There has been some debate among German historians about the Soviet Union’s role in these movements. Though it is not accurate to characterize the West German peace movement as the creation and the puppet of the Kremlin, there can be no doubt that Moscow attempted to use the peace movement for its own political purposes, while suppressing dissidence at home. The GDR also channeled funds toward peace activists in the West. In its propaganda the Soviet Union instrumentalized the protests as alleged proof that Western government’s policies were not only dangerous, but also against the wishes of its citizens. Communists were aactive in the peace movements as were both the Catholic and the Protestant churches, feminists groups and environmental activists. This movement was, in other words, politically and culturally pluralistic, united in large parts by the fear of nuclear escalation in Europe and in the world.
The “Krefelder Appell” (Krefeld appeal), published in November 1981, has been described as the “minimal consensus” of the movement by calling on the German government not to consent to the NATO Double-Track decision, declaring that it did not want “Central Europe to become the weapons platform of the US”. The appeal was signed by approximately four million German citizens. It lay in the logic of the decision-making process, that this appeal was directed to the German government and looked in particular toward the USA as the culprit for an escalation of the arms race between the two blocs. However, it also points to a blind spot with regard to the aggressive policies of the Soviet Union.
In Germany in particular, this fear of nuclear escalation has been revived since the full-scale invasion of Ukraine by Russia in February 2022. Putin’s rhetoric of fear with regard to the deployment of nuclear weapons has, at least in parts of German society, fallen onto fertile ground. The numerous “open letters” calling on the government to reduce or suspend its military support of Ukraine have all warned against the possibility of “nuclear escalation”. Regularly politicians and commentators who are against supporting Ukraine have declared – historically inaccurate – that “you cannot win a war against a nuclear power”. Russia’s genocidal war against Ukraine has also revealed the fundamental moral and intellectual flaws of what is now left of the German peace movement of the 1980s. During the “Easter Marches” in 2022 and 2023, self-proclaimed pacifists not only spoke out against supporting Ukraine in its struggle to survive, but some even failed to name the aggressor in this war.

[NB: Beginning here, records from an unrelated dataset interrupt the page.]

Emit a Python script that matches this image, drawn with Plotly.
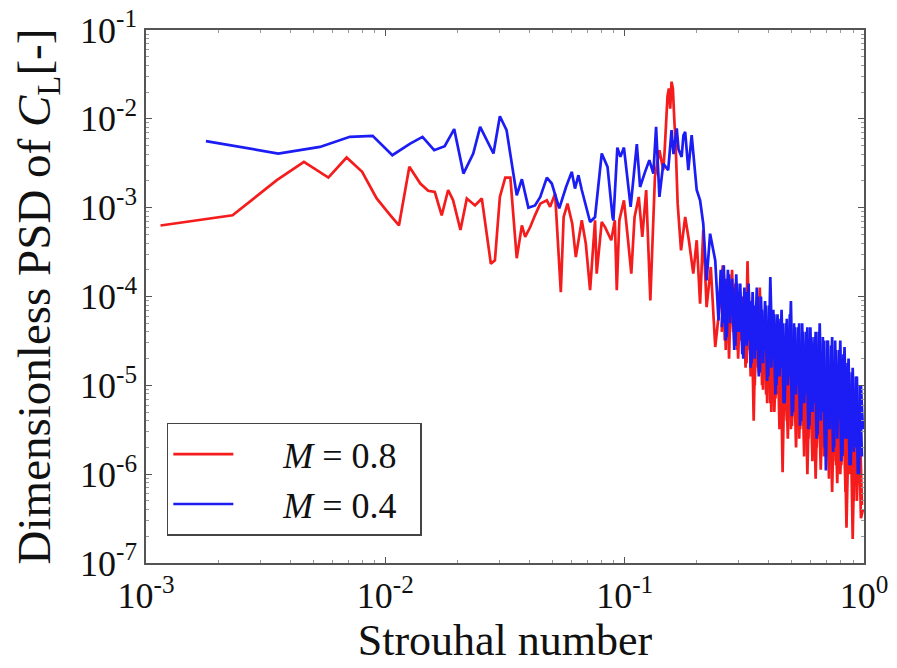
import plotly.graph_objects as go

# Strouhal number / PSD, M = 0.8 (red)
red_st = [0.00115, 0.0023, 0.00352, 0.00457, 0.00578, 0.00689, 0.008, 0.0092, 0.0105, 0.0114,
          0.0126, 0.014, 0.0151, 0.0161, 0.0172, 0.0183, 0.0192, 0.0206, 0.0219, 0.0237,
          0.0253, 0.0276, 0.0287, 0.0301, 0.0317, 0.0333, 0.0354, 0.0372, 0.0384, 0.0403,
          0.0422, 0.0444, 0.0473, 0.0488, 0.0512, 0.0524, 0.0541, 0.0556, 0.0577, 0.0604,
          0.0625, 0.0662, 0.0688, 0.0717, 0.0752, 0.0764, 0.0802, 0.0828, 0.0838, 0.0879,
          0.091, 0.0927, 0.095, 0.0993, 0.1033, 0.1066, 0.110, 0.1145, 0.1185, 0.123,
          0.128, 0.1338, 0.1397, 0.145, 0.147, 0.149, 0.151, 0.153, 0.155, 0.157,
          0.159, 0.1615, 0.163, 0.1665, 0.172, 0.179, 0.1855, 0.1935, 0.200, 0.2066,
          0.213, 0.220, 0.229, 0.239, 0.2466]
red_psd = [6.3e-4, 8.2e-4, 2.04e-3, 3.27e-3, 2.18e-3, 3.67e-3, 2.53e-3, 1.27e-3, 8.2e-4, 6.3e-4,
           2.88e-3, 1.87e-3, 1.55e-3, 1.50e-3, 8.2e-4, 1.58e-3, 1.21e-3, 5.6e-4, 1.27e-3, 1.06e-3,
           1.27e-3, 2.34e-4, 2.55e-4, 1.32e-3, 2.18e-3, 2.18e-3, 2.7e-4, 6.3e-4, 4.68e-4, 6.05e-4,
           8.2e-4, 1.11e-3, 1.21e-3, 1.02e-3, 1.44e-3, 5.1e-4, 1.12e-4, 7.85e-4, 1.11e-3, 6.6e-4,
           2.78e-4, 7.2e-4, 3.94e-4, 1.18e-4, 7.2e-4, 1.81e-4, 6.9e-4, 6.05e-4, 5.6e-4, 4.3e-4,
           7.2e-4, 1.18e-4, 7.2e-4, 1.21e-3, 4.3e-4, 1.81e-4, 7.85e-4, 1.32e-3, 4.68e-4, 1.58e-3,
           9.0e-5, 2.22e-3, 4.44e-3, 2.64e-3, 4.5e-3, 9.66e-3, 1.8e-2, 2.2e-2, 1.3e-2, 2.62e-2,
           2.2e-2, 8.87e-3, 6.0e-3, 1.11e-3, 3.3e-4, 7.85e-4, 4.3e-4, 1.81e-4, 4.3e-4, 8.3e-5,
           5.6e-4, 7.6e-5, 2.15e-4, 2.7e-5, 6.4e-5]

# M = 0.4 (blue)
blue_st = [0.00178, 0.00357, 0.00533, 0.00711, 0.00885, 0.0107, 0.0127, 0.0143, 0.016, 0.0177,
           0.0194, 0.0212, 0.0233, 0.0249, 0.0283, 0.0301, 0.0321, 0.0354, 0.0372, 0.0396,
           0.0422, 0.0444, 0.0473, 0.0496, 0.0533, 0.0569, 0.0601, 0.062, 0.0641, 0.0662,
           0.0717, 0.0752, 0.0802, 0.0841, 0.0848, 0.089, 0.0897, 0.0932, 0.096, 0.0993,
           0.1059, 0.1124, 0.116, 0.1217, 0.1268, 0.1318, 0.1353, 0.1397, 0.145, 0.152,
           0.157, 0.160, 0.165, 0.168, 0.173, 0.176, 0.179, 0.1845, 0.1905, 0.200,
           0.2066, 0.213, 0.220, 0.2275, 0.239, 0.2466]
blue_psd = [5.6e-3, 4.07e-3, 4.83e-3, 6.27e-3, 6.44e-3, 3.9e-3, 5.27e-3, 6.27e-3, 4.44e-3, 4.92e-3,
            7.66e-3, 2.42e-3, 4.07e-3, 8.13e-3, 4.07e-3, 1.07e-2, 7.46e-3, 1.38e-3, 2.09e-3, 1.0e-3,
            1.06e-3, 1.32e-3, 2.18e-3, 1.87e-3, 9.8e-4, 1.71e-3, 2.53e-3, 1.64e-3, 2.32e-3, 1.58e-3,
            6.9e-4, 7.85e-4, 4.07e-3, 3.14e-3, 2.88e-3, 7.85e-4, 7.2e-4, 4.75e-3, 3.73e-3, 4.75e-3,
            1.02e-3, 5.19e-3, 1.71e-3, 2.53e-3, 3.42e-3, 2.42e-3, 8.13e-3, 1.32e-3, 3.14e-3, 2.64e-3,
            7.46e-3, 4.0e-3, 7.8e-3, 4.5e-3, 3.73e-3, 6.5e-3, 7.13e-3, 2.64e-3, 6.55e-3, 1.58e-3,
            1.21e-3, 6.6e-4, 1.52e-4, 5.1e-4, 2.55e-4, 5.37e-5]

# dense high-frequency tail, both runs
tail_st = [0.252, 0.257, 0.262, 0.267, 0.273, 0.278, 0.284, 0.290, 0.295, 0.301,
           0.307, 0.313, 0.320, 0.326, 0.333, 0.339, 0.346, 0.353, 0.360, 0.367,
           0.375, 0.382, 0.390, 0.398, 0.406, 0.414, 0.422, 0.431, 0.439, 0.448,
           0.457, 0.466, 0.476, 0.485, 0.495, 0.505, 0.515, 0.525, 0.536, 0.546,
           0.557, 0.568, 0.580, 0.591, 0.603, 0.615, 0.628, 0.640, 0.653, 0.666,
           0.680, 0.693, 0.707, 0.721, 0.736, 0.750, 0.765, 0.781, 0.796, 0.812,
           0.829, 0.845, 0.862, 0.880, 0.897, 0.915, 0.934, 0.952, 0.971, 0.990]
red_tail = [1.0e-4, 2.24e-4, 3.2e-5, 1.58e-4, 2.0e-5, 1.26e-4, 4.0e-5, 1.4e-4, 2.5e-5, 1.12e-4,
            3.2e-5, 1.0e-4, 1.58e-5, 2.5e-4, 2.5e-5, 7.9e-5, 4.0e-6, 6.3e-5, 1.58e-5, 1.26e-4,
            1.0e-5, 5.0e-5, 7.9e-6, 4.0e-5, 6.3e-6, 3.2e-5, 5.0e-6, 2.8e-5, 7.9e-6, 2.5e-5,
            1.05e-6, 2.0e-5, 4.0e-6, 2.24e-5, 3.2e-6, 1.58e-5, 5.0e-6, 1.78e-5, 2.5e-6, 1.26e-5,
            4.0e-6, 1.4e-5, 1.0e-6, 1.0e-5, 3.2e-6, 1.26e-5, 8.9e-7, 7.9e-6, 2.5e-6, 1.0e-5,
            1.58e-6, 7.9e-6, 2.0e-6, 6.3e-6, 6.3e-7, 6.3e-6, 1.26e-6, 5.6e-6, 1.0e-6, 5.0e-6,
            4.5e-6, 2.5e-7, 3.2e-6, 4.0e-6, 1.86e-7, 3.2e-6, 5.0e-7, 3.2e-6, 3.2e-7, 4.0e-7]
blue_tail = [2.0e-4, 5.0e-5, 1.58e-4, 3.5e-5, 1.78e-4, 6.3e-5, 1.26e-4, 2.8e-5, 1.4e-4, 4.0e-5,
             1.0e-4, 2.0e-5, 1.12e-4, 3.2e-5, 8.9e-5, 1.78e-5, 7.9e-5, 2.5e-5, 1.0e-4, 1.4e-5,
             7.1e-5, 2.5e-5, 7.9e-5, 1.26e-5, 1.66e-4, 2.0e-5, 6.3e-5, 1.0e-5, 5.6e-5, 1.58e-5,
             5.0e-5, 6.3e-6, 5.6e-5, 1.26e-5, 8.9e-5, 5.0e-6, 4.5e-5, 1.0e-5, 5.0e-5, 4.0e-6,
             4.0e-5, 7.9e-6, 4.5e-5, 3.5e-6, 3.5e-5, 6.3e-6, 4.0e-5, 2.8e-6, 5.0e-5, 5.0e-6,
             3.2e-5, 1.1e-6, 3.2e-5, 3.2e-6, 3.5e-5, 2.0e-6, 2.5e-5, 4.0e-6, 3.2e-5, 1.6e-6,
             2.7e-5, 2.5e-6, 2.0e-5, 1.26e-6, 1.58e-5, 2.0e-6, 1.26e-5, 1.0e-6, 1.0e-5, 3.2e-6]

# in-between samples of the tail (the spectrum is much denser than one point per pixel)
tail_st2 = [0.2545, 0.2595, 0.2645, 0.270, 0.2755, 0.281, 0.287, 0.2925, 0.298, 0.304,
            0.310, 0.3165, 0.323, 0.3295, 0.336, 0.3425, 0.3495, 0.3565, 0.3635, 0.371,
            0.3785, 0.386, 0.394, 0.402, 0.410, 0.418, 0.4265, 0.435, 0.4435, 0.4525,
            0.4615, 0.471, 0.4805, 0.490, 0.500, 0.510, 0.520, 0.5305, 0.541, 0.5515,
            0.5625, 0.574, 0.5855, 0.597, 0.609, 0.6215, 0.634, 0.6465, 0.6595, 0.673,
            0.6865, 0.700, 0.714, 0.7285, 0.743, 0.7575, 0.773, 0.7885, 0.804, 0.8205,
            0.837, 0.8535, 0.871, 0.8885, 0.906, 0.9245, 0.943, 0.9615, 0.9805]
red_tail2 = [4.0e-5, 1.78e-4, 2.5e-5, 1.58e-4, 5.0e-5, 2.0e-4, 3.2e-5, 1.26e-4, 2.0e-5, 1.12e-4,
             2.8e-5, 1.0e-4, 1.78e-5, 1.26e-4, 1.26e-5, 7.9e-5, 1.0e-5, 6.3e-5, 1.4e-5, 5.6e-5,
             8.9e-6, 4.5e-5, 6.3e-6, 4.0e-5, 5.0e-6, 3.5e-5, 7.1e-6, 3.2e-5, 3.2e-6, 2.5e-5,
             5.0e-6, 2.0e-5, 2.5e-6, 1.78e-5, 3.5e-6, 1.58e-5, 2.0e-6, 1.4e-5, 3.2e-6, 1.26e-5,
             1.58e-6, 1.12e-5, 2.5e-6, 1.0e-5, 1.4e-6, 1.0e-5, 2.0e-6, 8.9e-6, 1.12e-6, 7.9e-6,
             1.78e-6, 7.1e-6, 8.9e-7, 6.3e-6, 1.4e-6, 6.3e-6, 7.9e-7, 5.6e-6, 1.26e-6, 5.0e-6,
             6.3e-7, 4.5e-6, 1.0e-6, 4.0e-6, 5.0e-7, 4.0e-6, 7.9e-7, 3.5e-6, 4.5e-7]
blue_tail2 = [4.5e-5, 2.24e-4, 3.2e-5, 2.0e-4, 5.0e-5, 1.58e-4, 2.5e-5, 1.78e-4, 4.0e-5, 1.4e-4,
              2.24e-5, 1.26e-4, 2.8e-5, 1.4e-4, 1.58e-5, 1.12e-4, 2.0e-5, 1.26e-4, 1.26e-5, 1.0e-4,
              1.78e-5, 8.9e-5, 1.12e-5, 7.9e-5, 1.58e-5, 7.1e-5, 7.9e-6, 6.3e-5, 1.26e-5, 7.1e-5,
              6.3e-6, 5.0e-5, 1.0e-5, 6.3e-5, 4.5e-6, 5.0e-5, 7.9e-6, 4.5e-5, 3.5e-6, 5.0e-5,
              6.3e-6, 4.0e-5, 3.2e-6, 4.5e-5, 5.0e-6, 3.5e-5, 2.5e-6, 4.0e-5, 4.0e-6, 3.5e-5,
              2.0e-6, 3.2e-5, 3.2e-6, 2.8e-5, 1.78e-6, 3.2e-5, 2.5e-6, 2.5e-5, 1.4e-6, 2.24e-5,
              2.5e-6, 1.78e-5, 1.26e-6, 1.4e-5, 1.78e-6, 1.26e-5, 1.0e-6, 1.0e-5, 1.58e-6]

xticks = [0.001, 0.01, 0.1, 1]
xticklabels = ["10<sup>-3</sup>", "10<sup>-2</sup>", "10<sup>-1</sup>", "10<sup>0</sup>"]
yticks = [1e-7, 1e-6, 1e-5, 1e-4, 1e-3, 1e-2, 1e-1]
yticklabels = ["10<sup>-7</sup>", "10<sup>-6</sup>", "10<sup>-5</sup>", "10<sup>-4</sup>",
               "10<sup>-3</sup>", "10<sup>-2</sup>", "10<sup>-1</sup>"]

serif = "Liberation Serif"
axcol = "#555555"
nb = "\u00a0"

# None breaks the line between the main run and the in-between tail samples
fig = go.Figure()
fig.add_trace(go.Scatter(x=red_st + tail_st + [None] + tail_st2,
                         y=red_psd + red_tail + [None] + red_tail2, mode="lines",
                         name=nb * 5 + "<i>M</i> = 0.8" + nb * 2,
                         line=dict(color="#f41c1c", width=2.7)))
fig.add_trace(go.Scatter(x=blue_st + tail_st + [None] + tail_st2,
                         y=blue_psd + blue_tail + [None] + blue_tail2, mode="lines",
                         name=nb * 5 + "<i>M</i> = 0.4" + nb * 2,
                         line=dict(color="#1c1cf4", width=2.7)))

axis_common = dict(type="log", showgrid=False, zeroline=False, showline=True, linecolor=axcol,
                   linewidth=1.5, mirror="ticks", ticks="inside", ticklen=6, tickcolor=axcol,
                   automargin=False, ticklabeloverflow="allow",
                   minor=dict(ticks="inside", ticklen=3, tickcolor="#999999", showgrid=False,
                              dtick="D1"),
                   tickfont=dict(family=serif, size=36, color="#111111"))

fig.update_xaxes(range=[-3, 0], tickvals=xticks, ticktext=xticklabels,
                 title=dict(text="Strouhal number", font=dict(family=serif, size=44, color="#111111"),
                            standoff=6),
                 **axis_common)
fig.update_yaxes(range=[-7, -1], tickvals=yticks, ticktext=yticklabels,
                 title=dict(text="Dimensionless PSD of <i>C</i><sub>L</sub>[-]",
                            font=dict(family=serif, size=47, color="#111111"), standoff=22),
                 **axis_common)

# page body adds an 8px offset, so the figure is a little smaller than the window
fig.update_layout(
    width=889, height=660,
    margin=dict(l=138, r=33, t=22, b=105),
    plot_bgcolor="white", paper_bgcolor="white",
    showlegend=True,
    legend=dict(x=0.029, y=0.263, xanchor="left", yanchor="top",
                bordercolor="#444444", borderwidth=1.5, bgcolor="white",
                font=dict(family=serif, size=36, color="#111111"), itemwidth=60),
)

fig.write_html("out.html")
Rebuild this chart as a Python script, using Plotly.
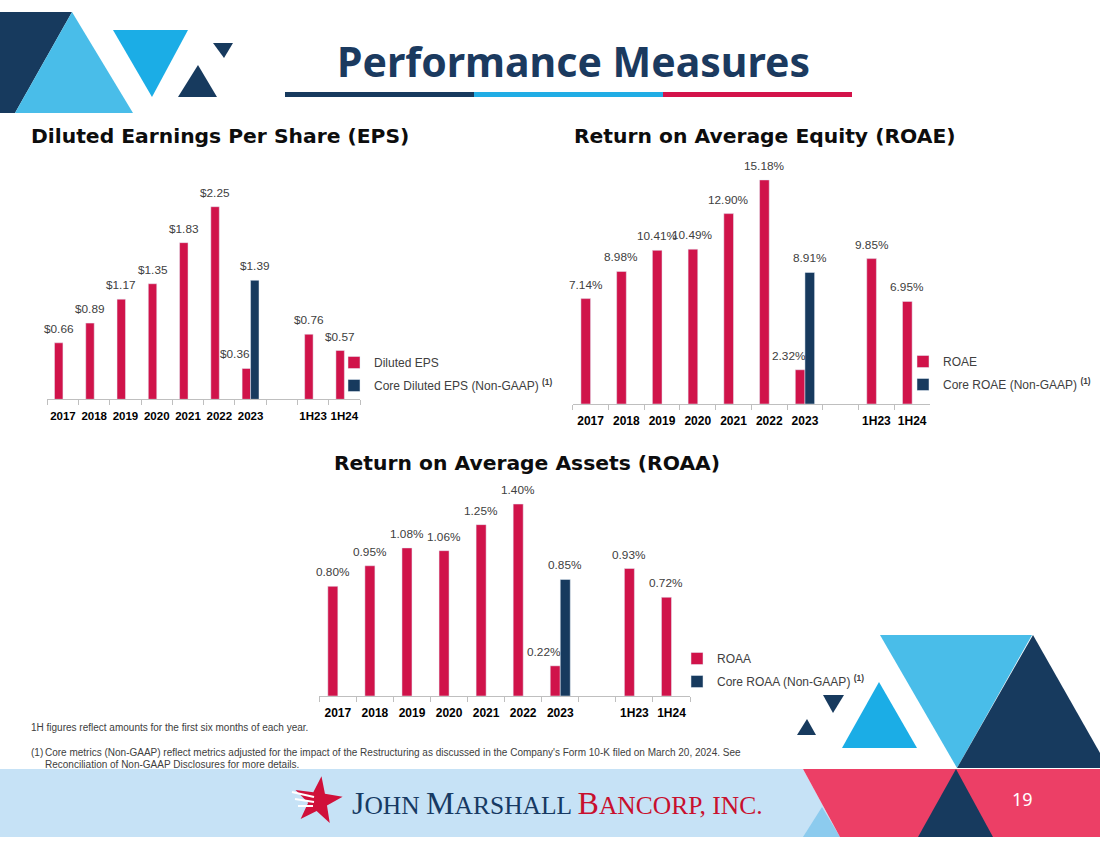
import math
import plotly.graph_objects as go

W, H = 1100, 849

# ---------------- data ----------------
categories = ["2017", "2018", "2019", "2020", "2021", "2022", "2023", " ", "1H23", "1H24"]
tick_labels = ["2017", "2018", "2019", "2020", "2021", "2022", "2023", "", "1H23", "1H24"]

eps_diluted = [0.66, 0.89, 1.17, 1.35, 1.83, 2.25, 0.36, None, 0.76, 0.57]
eps_core = [None, None, None, None, None, None, 1.39, None, None, None]

roae = [7.14, 8.98, 10.41, 10.49, 12.90, 15.18, 2.32, None, 9.85, 6.95]
roae_core = [None, None, None, None, None, None, 8.91, None, None, None]

roaa = [0.80, 0.95, 1.08, 1.06, 1.25, 1.40, 0.22, None, 0.93, 0.72]
roaa_core = [None, None, None, None, None, None, 0.85, None, None, None]

# ---------------- style ----------------
RED = "#d0134a"
NAVY = "#173a5e"
LBLUE = "#49bde9"
MBLUE = "#1badE6"
PINK = "#ec3f66"
BAND = "#c6e2f6"
GREY_TXT = "#404040"
AXIS_GREY = "#bfbfbf"
BARGAP = 0.46

def px_x(x):
    return x / W

def px_y(y):
    return 1 - y / H

charts = [
    dict(ax="", x0=47.3, x1=360.0, base=399.3, ppu=85.6, rmax=2.5,
         red=eps_diluted, blue=eps_core, fmt="${:.2f}",
         names=("Diluted EPS", "Core Diluted EPS (Non-GAAP) <sup><b>(1)</b></sup>"),
         legend="legend", leg_x=334, leg_top=348, tick_size=11.5, lab_size=11.8),
    dict(ax="2", x0=572.7, x1=930.0, base=404.0, ppu=14.76, rmax=16,
         red=roae, blue=roae_core, fmt="{:.2f}%",
         names=("ROAE", "Core ROAE (Non-GAAP) <sup><b>(1)</b></sup>"),
         legend="legend2", leg_x=903, leg_top=347, tick_size=12, lab_size=11.8),
    dict(ax="3", x0=319.3, x1=690.0, base=696.0, ppu=137.1, rmax=1.6,
         red=roaa, blue=roaa_core, fmt="{:.2f}%",
         names=("ROAA", "Core ROAA (Non-GAAP) <sup><b>(1)</b></sup>"),
         legend="legend3", leg_x=677, leg_top=644, tick_size=12, lab_size=11.8),
]

fig = go.Figure()
annotations = []
layout_axes = {}
n = len(categories)

for i, c in enumerate(charts):
    xa = "x" + c["ax"]
    ya = "y" + c["ax"]
    fig.add_trace(go.Bar(x=categories, y=c["red"], name=c["names"][0], marker_color=RED,
                         xaxis=xa, yaxis=ya, legend=c["legend"], legendgroup=f"r{i}",
                         hoverinfo="skip"))
    fig.add_trace(go.Bar(x=categories, y=c["blue"], name=c["names"][1], marker_color=NAVY,
                         xaxis=xa, yaxis=ya, legend=c["legend"], legendgroup=f"b{i}",
                         hoverinfo="skip"))
    top = c["base"] - c["rmax"] * c["ppu"]
    layout_axes["xaxis" + c["ax"]] = dict(
        domain=[px_x(c["x0"]), px_x(c["x1"])], anchor=ya, type="category",
        categoryorder="array", categoryarray=categories, range=[-0.5, n - 0.5],
        tickmode="array", tickvals=list(range(n)), ticktext=tick_labels, tickangle=0,
        tickson="boundaries", ticks="outside", ticklen=5, tickcolor=AXIS_GREY,
        ticklabelstandoff=6,
        showline=True, linecolor=AXIS_GREY, linewidth=1, showgrid=False,
        tickfont=dict(family="Liberation Sans", size=c["tick_size"], color="#000000",
                      weight="bold"),
        fixedrange=True)
    layout_axes["yaxis" + c["ax"]] = dict(
        domain=[px_y(c["base"]), px_y(top)], anchor=xa, range=[0, c["rmax"]],
        visible=False, fixedrange=True)
    layout_axes[c["legend"]] = dict(
        x=px_x(c["leg_x"]), y=px_y(c["leg_top"]), xanchor="left", yanchor="top",
        bgcolor="rgba(0,0,0,0)", tracegroupgap=4,
        font=dict(family="Liberation Sans", size=12, color=GREY_TXT))

    # data labels
    cat_w = (c["x1"] - c["x0"]) / n
    bar_w = cat_w * (1 - BARGAP) / 2
    for series, sgn in ((c["red"], -1), (c["blue"], 1)):
        for idx, (cat, v) in enumerate(zip(categories, series)):
            if v is None:
                continue
            shift = sgn * bar_w / 2
            if sgn < 0 and cat == "2023":
                shift -= 11
            annotations.append(dict(
                x=idx, y=v, xref=xa, yref=ya, text=c["fmt"].format(v), showarrow=False,
                xanchor="center", yanchor="bottom", xshift=shift, yshift=5,
                font=dict(family="Liberation Sans", size=c["lab_size"], color=GREY_TXT)))

# ---------------- texts ----------------
HEAD_FONT = dict(family="DejaVu Sans", size=20.3, color="#0d0d0d")

def text(x, y, s, font, xanchor="left"):
    annotations.append(dict(x=px_x(x), y=px_y(y), xref="paper", yref="paper", text=s,
                            showarrow=False, xanchor=xanchor, yanchor="middle", font=font))

text(573, 61, "<b>Performance Measures</b>", dict(family="Noto Sans", size=41, color="#1b3a5f"),
     xanchor="center")
text(29, 136, "<b>Diluted Earnings Per Share (EPS)</b>", HEAD_FONT)
text(572, 136, "<b>Return on Average Equity (ROAE)</b>", HEAD_FONT)
text(332, 463, "<b>Return on Average Assets (ROAA)</b>", HEAD_FONT)

FOOT_FONT = dict(family="Liberation Sans", size=10, color=GREY_TXT)
text(29, 727, "1H figures reflect amounts for the first six months of each year.", FOOT_FONT)
text(29, 752, "(1)", FOOT_FONT)
text(43, 752, "Core metrics (Non-GAAP) reflect metrics adjusted for the impact of the Restructuring "
              "as discussed in the Company's Form 10-K filed on March 20, 2024. See", FOOT_FONT)
text(43, 764, "Reconciliation of Non-GAAP Disclosures for more details.", FOOT_FONT)

BIG = "<span style='font-size:32px'>"
logo = (f"{BIG}J</span>OHN {BIG}M</span>ARSHALL "
        f"<span style='color:#c8102e'>{BIG}B</span>ANCORP, INC.</span>")
text(350, 803, logo, dict(family="Liberation Serif", size=25.5, color="#173a63"))
text(1022, 799, "19", dict(family="Noto Sans", size=18, color="#ffffff"), xanchor="center")

# ---------------- decorative shapes ----------------
def P(pts):
    return "M " + " L ".join(f"{px_x(x):.5f},{px_y(y):.5f}" for x, y in pts) + " Z"

shapes = []

def poly(pts, color, layer="below"):
    shapes.append(dict(type="path", path=P(pts), xref="paper", yref="paper",
                       fillcolor=color, line=dict(width=0), layer=layer))

# top-left triangles
poly([(0, 12), (72, 12), (15, 113), (0, 113)], NAVY)
poly([(72, 12), (15, 113), (133, 113)], LBLUE)
poly([(113, 30), (188, 30), (152, 97)], MBLUE)
poly([(213, 43), (233, 43), (224, 58)], NAVY)
poly([(198, 65), (178, 97), (217, 97)], NAVY)

# title underline
poly([(285, 92), (474, 92), (474, 97), (285, 97)], NAVY)
poly([(474, 92), (663, 92), (663, 97), (474, 97)], "#21ade5")
poly([(663, 92), (852, 92), (852, 97), (663, 97)], "#d3134a")

# footer band
poly([(0, 769), (803, 769), (840, 837), (0, 837)], BAND)
poly([(822, 807), (803, 837), (840, 837)], "#8ccbee")
poly([(803, 769), (1100, 769), (1100, 837), (840, 837)], PINK)
poly([(956, 769), (918, 837), (993, 837)], NAVY)

# bottom-right triangles
poly([(880, 635), (1032, 635), (957, 768)], LBLUE)
poly([(1033, 635), (957, 768), (1100, 768), (1100, 753)], NAVY)
poly([(879, 682), (842, 748), (917, 748)], MBLUE)
poly([(823, 695), (844, 695), (833, 713)], NAVY)
poly([(807, 719), (797, 735), (816, 735)], NAVY)

# logo star
cx, cy, R, r = 318, 801, 25, 10
star = []
for k in range(10):
    ang = math.radians(-90 + 36 * k + 8)
    rad = R if k % 2 == 0 else r
    star.append((cx + rad * math.cos(ang), cy + rad * math.sin(ang)))
poly(star, "#d0103a", layer="above")
for (a, b) in [((292, 792), (314, 797)), ((295, 799), (314, 802)), ((298, 806), (313, 806))]:
    shapes.append(dict(type="line", x0=px_x(a[0]), y0=px_y(a[1]), x1=px_x(b[0]), y1=px_y(b[1]),
                       xref="paper", yref="paper", line=dict(color="#ffffff", width=2),
                       layer="above"))

fig.update_layout(
    width=W, height=H, margin=dict(l=0, r=0, t=0, b=0),
    paper_bgcolor="#ffffff", plot_bgcolor="rgba(0,0,0,0)",
    barmode="group", bargap=BARGAP, bargroupgap=0,
    showlegend=True, annotations=annotations, shapes=shapes,
    hovermode=False, **layout_axes)

fig.write_html("out.html", config={"displayModeBar": False},
               post_script="document.body.style.margin='0';")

A prominent example of this moral and intellectual failure is the former spokeswoman of the Protestant Church in Germany, Margot Käßmann, who has from the beginning of the full-scale invasion opposed Germany’s solidarity with and military support for Ukraine and advocates for “negotiations” without ever answering the question what Ukraine should “negotiate” as long as Russia aims to destroy it both as a nation and state.